One glance at our last two taoisigh, Bertie Ahern and Brian Cowen being interviewed at the Garden of Remembrance during the visit of Eilís a Dó, was enough to remind us what a refreshing change a cheerful taoiseach can be. The two Fianna Fáil men looked cranky. The current Fianna Fáil leader, Micheál Martin, doesn’t make that mistake – he can’t afford to.
Martin brings us to one central fact about Kenny that no political commentator has mentioned recently: he is handsome. He looks good in a suit (not, and we cannot emphasise this enough, in a baseball cap turned backwards). Political commentators are too serious to mention looks as a factor, but Kenny’s handlers have pushed this advantage for all it is worth. Male handsomeness is rarely mentioned outside the pages of teen magazines, but you look at Obama, Cameron, Sarkozy, and Martin and Kenny, and you see that they’re all handsome, more or less, and all look good in suits. This shouldn’t matter, but it does. They all look good in photos. They look cool. In fact, both Obama and Cameron have to work hard not to look too cool.
So we have Obama slugging a pint and Cameron on his bicycle before his election to office. Then we have Obama and Cameron getting down with the kids and playing table tennis: this was an embarrassing mistake and taught us nothing except that both Obama and Cameron are left-handed. (A disproportionate number of world leaders are left-handed, but we shall return to this subject at a later date.) Kenny has to be protected from looking too eager. Just because he is both willing and photogenic doesn’t mean he should be linking air hostesses or going up in dodgy vintage aircraft to celebrate the 75 years since Aer Lingus’s first flight, poor thing. His minders should be careful of him, as he does not appear to be so careful of himself.

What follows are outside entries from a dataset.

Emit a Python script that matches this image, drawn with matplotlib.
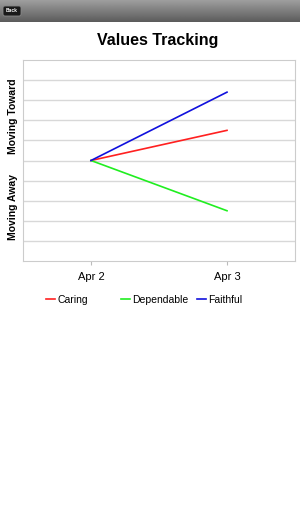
import numpy as np
import matplotlib
matplotlib.use("Agg")
import matplotlib.pyplot as plt
from matplotlib.patches import FancyBboxPatch

plt.rcParams['font.family'] = ['Liberation Sans', 'DejaVu Sans']

dates = ["Apr 2", "Apr 3"]
caring = [0, 1.5]
dependable = [0, -2.5]
faithful = [0, 3.4]
series_names = ["Caring", "Dependable", "Faithful"]
series_colors = ["#ff2020", "#20ee20", "#1010dd"]

W, H = 300, 513
fig = plt.figure(figsize=(W / 100, H / 100), dpi=100)
fig.patch.set_facecolor("white")

# top bar
bar = fig.add_axes([0, 1 - 22 / H, 1, 22 / H])
grad = np.linspace(0.62, 0.36, 50).reshape(-1, 1)
bar.imshow(grad, cmap="gray", vmin=0, vmax=1, aspect="auto", extent=[0, W, 0, 22])
bar.set_xlim(0, W)
bar.set_ylim(0, 22)
bar.axis("off")
bar.add_patch(FancyBboxPatch((5, 8), 14, 6, boxstyle="round,pad=2",
                             fc="#1a1a1a", ec="#888888", lw=0.6))
bar.text(12, 11, "Back", color="white", fontsize=3.5, fontweight="bold",
         ha="center", va="center")

fig.text(158 / W, 1 - 41 / H, "Values Tracking", fontsize=11.5, fontweight="bold",
         ha="center", va="center")

ax = fig.add_axes([23 / W, 1 - 261 / H, 272 / W, 201 / H])
x = np.arange(len(dates))
lines = []
for vals, name, c in zip([caring, dependable, faithful], series_names, series_colors):
    ln, = ax.plot(x, vals, color=c, lw=1.2, label=name)
    lines.append(ln)

ax.set_xlim(-0.5, 1.5)
ax.set_ylim(-5, 5)
ax.set_yticks(np.arange(-4, 5, 1))
ax.set_yticklabels([])
ax.tick_params(axis="y", length=0)
ax.yaxis.grid(True, color="#d8d8d8", lw=1)
ax.set_axisbelow(True)
ax.set_xticks(x)
ax.set_xticklabels(dates, fontsize=8)
ax.tick_params(axis="x", length=3, color="#bbbbbb", pad=5)
for s in ax.spines.values():
    s.set_color("#cccccc")
    s.set_linewidth(0.8)

fig.text(13 / W, 1 - 116 / H, "Moving Toward", rotation=90, fontsize=7.5,
         fontweight="bold", ha="center", va="center")
fig.text(13 / W, 1 - 207 / H, "Moving Away", rotation=90, fontsize=7.5,
         fontweight="bold", ha="center", va="center")

# legend entries sit in fixed-width slots
for ln, lx in zip(lines, [46, 121, 197]):
    fig.legend([ln], [ln.get_label()], loc="center left",
               bbox_to_anchor=(lx / W, 1 - 300 / H), frameon=False, fontsize=7.5,
               handlelength=0.9, handletextpad=0.2, borderpad=0, borderaxespad=0)

fig.savefig("out.png", dpi=100)
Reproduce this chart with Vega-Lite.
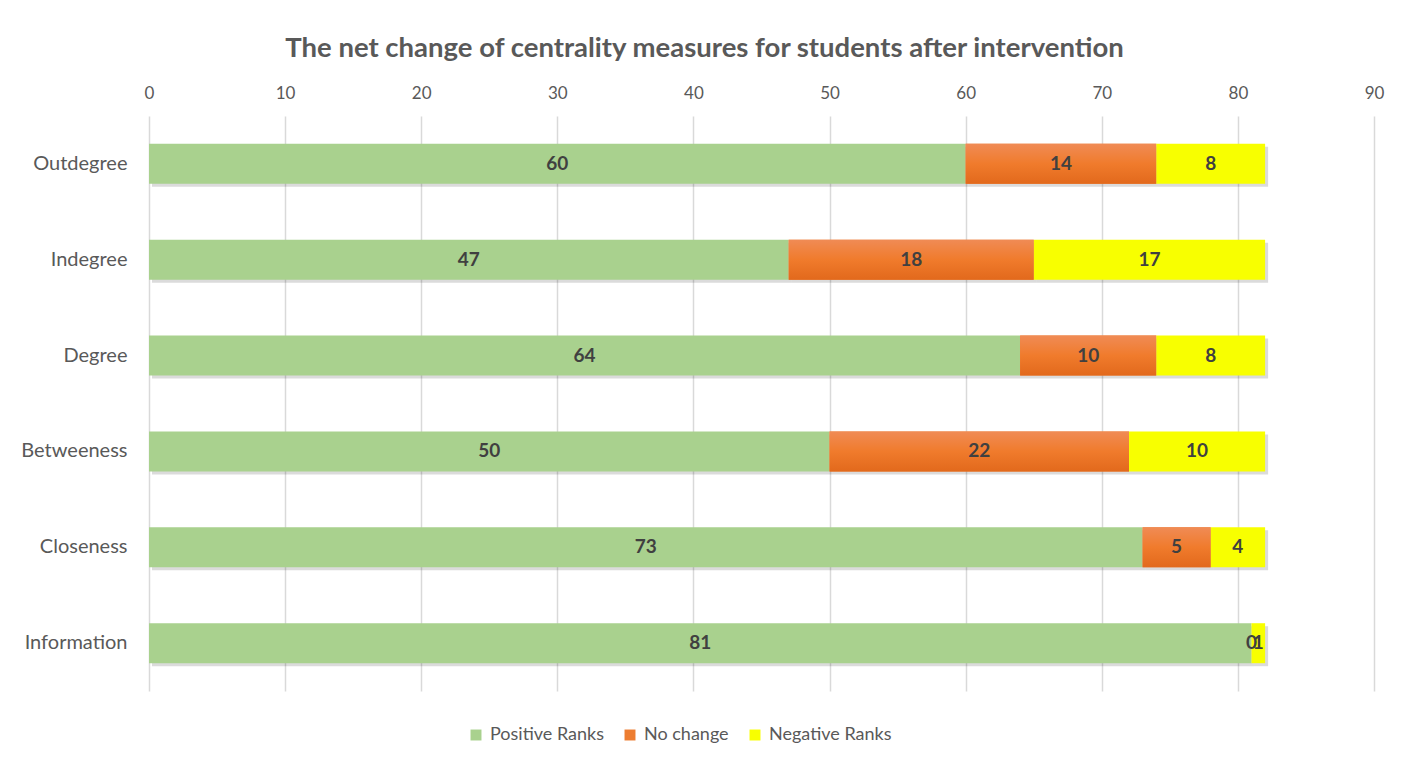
{
  "$schema": "https://vega.github.io/schema/vega-lite/v6.json",
  "width": 1225,
  "height": 575,
  "padding": {"top": 34, "left": 9, "right": 30, "bottom": 10},
  "background": "white",
  "title": {
    "text": "The net change of centrality measures for students after intervention",
    "font": "Lato",
    "fontSize": 27.5,
    "fontWeight": "bold",
    "color": "#595959",
    "anchor": "middle",
    "dx": -57,
    "offset": 22
  },
  "config": {
    "view": {"stroke": null},
    "font": "Lato"
  },
  "data": {
    "values": [
      {"measure": "Outdegree", "series": "Positive Ranks", "rank": 1, "value": 60},
      {"measure": "Outdegree", "series": "No change", "rank": 2, "value": 14},
      {"measure": "Outdegree", "series": "Negative Ranks", "rank": 3, "value": 8},
      {"measure": "Indegree", "series": "Positive Ranks", "rank": 1, "value": 47},
      {"measure": "Indegree", "series": "No change", "rank": 2, "value": 18},
      {"measure": "Indegree", "series": "Negative Ranks", "rank": 3, "value": 17},
      {"measure": "Degree", "series": "Positive Ranks", "rank": 1, "value": 64},
      {"measure": "Degree", "series": "No change", "rank": 2, "value": 10},
      {"measure": "Degree", "series": "Negative Ranks", "rank": 3, "value": 8},
      {"measure": "Betweeness", "series": "Positive Ranks", "rank": 1, "value": 50},
      {"measure": "Betweeness", "series": "No change", "rank": 2, "value": 22},
      {"measure": "Betweeness", "series": "Negative Ranks", "rank": 3, "value": 10},
      {"measure": "Closeness", "series": "Positive Ranks", "rank": 1, "value": 73},
      {"measure": "Closeness", "series": "No change", "rank": 2, "value": 5},
      {"measure": "Closeness", "series": "Negative Ranks", "rank": 3, "value": 4},
      {"measure": "Information", "series": "Positive Ranks", "rank": 1, "value": 81},
      {"measure": "Information", "series": "No change", "rank": 2, "value": 0},
      {"measure": "Information", "series": "Negative Ranks", "rank": 3, "value": 1}
    ]
  },
  "encoding": {
    "y": {
      "field": "measure",
      "type": "nominal",
      "sort": ["Outdegree", "Indegree", "Degree", "Betweeness", "Closeness", "Information"],
      "scale": {"paddingInner": 0.583, "paddingOuter": 0.29},
      "axis": {
        "title": null,
        "ticks": false,
        "domain": false,
        "grid": false,
        "labelFontSize": 20,
        "labelColor": "#595959",
        "labelPadding": 22,
        "minExtent": 140,
        "maxExtent": 140
      }
    },
    "x": {
      "field": "value",
      "type": "quantitative",
      "stack": "zero",
      "scale": {"domain": [0, 90], "nice": false},
      "axis": {
        "orient": "top",
        "title": null,
        "values": [0, 10, 20, 30, 40, 50, 60, 70, 80, 90],
        "ticks": false,
        "tickSize": 0,
        "domain": false,
        "grid": true,
        "gridColor": "#d9d9d9",
        "gridWidth": 1.5,
        "labelFontSize": 17,
        "labelColor": "#595959",
        "labelFlush": false,
        "labelPadding": 14,
        "minExtent": 30,
        "maxExtent": 30
      }
    },
    "order": {"field": "rank", "type": "quantitative"}
  },
  "layer": [
    {
      "mark": {"type": "bar", "color": "#000000", "opacity": 0.14, "xOffset": 3, "yOffset": 3},
      "encoding": {
        "detail": {"field": "series", "type": "nominal"}
      }
    },
    {
      "mark": {"type": "bar"},
      "encoding": {
        "color": {
          "field": "series",
          "type": "nominal",
          "scale": {
            "domain": ["Positive Ranks", "No change", "Negative Ranks"],
            "range": ["#a9d18e", "#ed7d31", "#f8ff00"]
          },
          "legend": {
            "title": null,
            "orient": "none",
            "legendX": 318,
            "legendY": 610,
            "direction": "horizontal",
            "symbolType": "square",
            "symbolSize": 120,
            "symbolStrokeWidth": 0,
            "labelFontSize": 18,
            "labelColor": "#595959",
            "labelOffset": 5,
            "columnPadding": 17
          }
        }
      }
    },
    {
      "mark": {
        "type": "bar",
        "fill": {
          "gradient": "linear",
          "x1": 0, "y1": 0, "x2": 0, "y2": 1,
          "stops": [
            {"offset": 0, "color": "#f08b55"},
            {"offset": 0.5, "color": "#f07b2c"},
            {"offset": 1, "color": "#e2691c"}
          ]
        }
      },
      "encoding": {
        "detail": {"field": "series", "type": "nominal"},
        "opacity": {
          "condition": {"test": "datum.series === 'No change'", "value": 1},
          "value": 0
        }
      }
    },
    {
      "mark": {"type": "text", "fontWeight": "bold", "fontSize": 19, "color": "#404040"},
      "encoding": {
        "detail": {"field": "series", "type": "nominal"},
        "x": {"field": "value", "type": "quantitative", "stack": "zero", "bandPosition": 0.5},
        "text": {"field": "value", "type": "quantitative"}
      }
    }
  ]
}
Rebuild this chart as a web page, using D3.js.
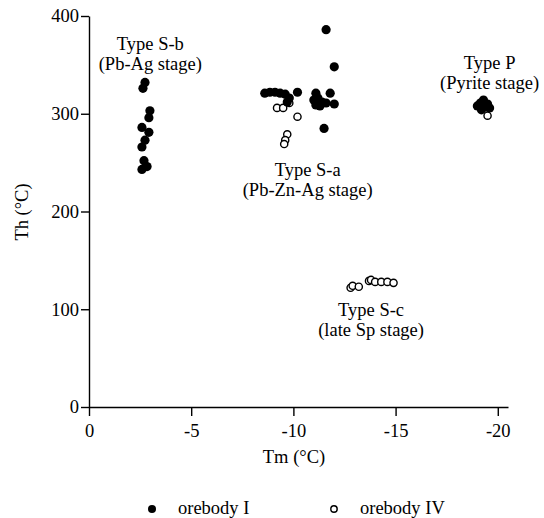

Michael Clifford, in yesterday's Sunday Times, says Kenny is like former US president Ronald Reagan, who was not only handsome and modest and cheerful, but regarded as a bit of an eejit before – and, some would say, after – he was elected. If you weren't a member of a trade union, a gay man with Aids or a left-wing politician in South America, Reagan was a lovable man. He was elected to the presidency twice. He was surrounded by smart people. Let us hope that our Taoiseach is too. Norman Rockwell never painted a political disaster.